Getting this program right is critical for the future of ambitious research in the US. If it’s successful, other agencies will hopefully copy and riff on it. Like so many new approaches to research funding and management, Tech Labs could go one of two ways: it can unlock a whole world of ideas that wouldn’t have seen the light of day, or it can experience mean reversion and capture by incumbent institutions.
We submitted the following response:
Which types of teams and organizations should be considered eligible to apply for the NSF Tech Labs program? What restrictions on team eligibility should be in place to maximize speed and ensure novel impact?
First, let’s enumerate the thing that would blunt tech labs speed and novel impact:
Employees, especially leadership, who are simultaneously employed at other organizations after
phase 0. This is especially true for professors and grad students.
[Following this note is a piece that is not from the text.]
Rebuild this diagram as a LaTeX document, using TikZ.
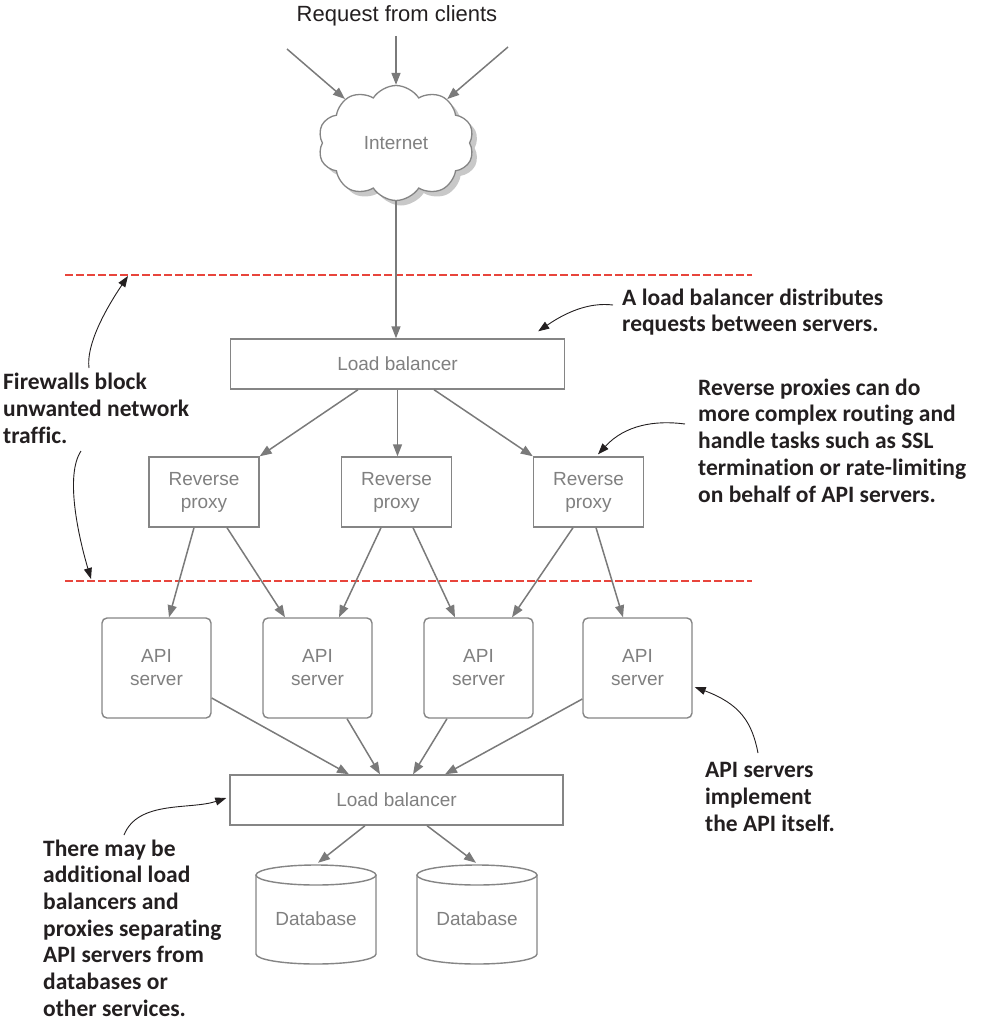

A fuzzier line is a situation where the leadership has some explicit agreement that they have a job waiting for them when the tech lab ends, like a professor on leave. This latter situation is also hard to enforce. One common important-to-avoid problem is the professor who is officially on leave, but in practice is still supervising a lab’s worth of grad students “on the side”
If the tech labs org was a subsidiary of a large organization that has the ability to dictate things like research priorities, how money is spent, and how IP is assigned.
If the people in the tech lab were spending a lot of their time doing outside fundraising and mixing a lot of money that has different requirements. This is another tricky one: there are definitely ways to leverage private funding, but seeking it out and aligning it all in the same direction is a huge distraction (especially during the tech labs period).
If the lab did not own its core IP (ie. it was licensing it from a university or company.)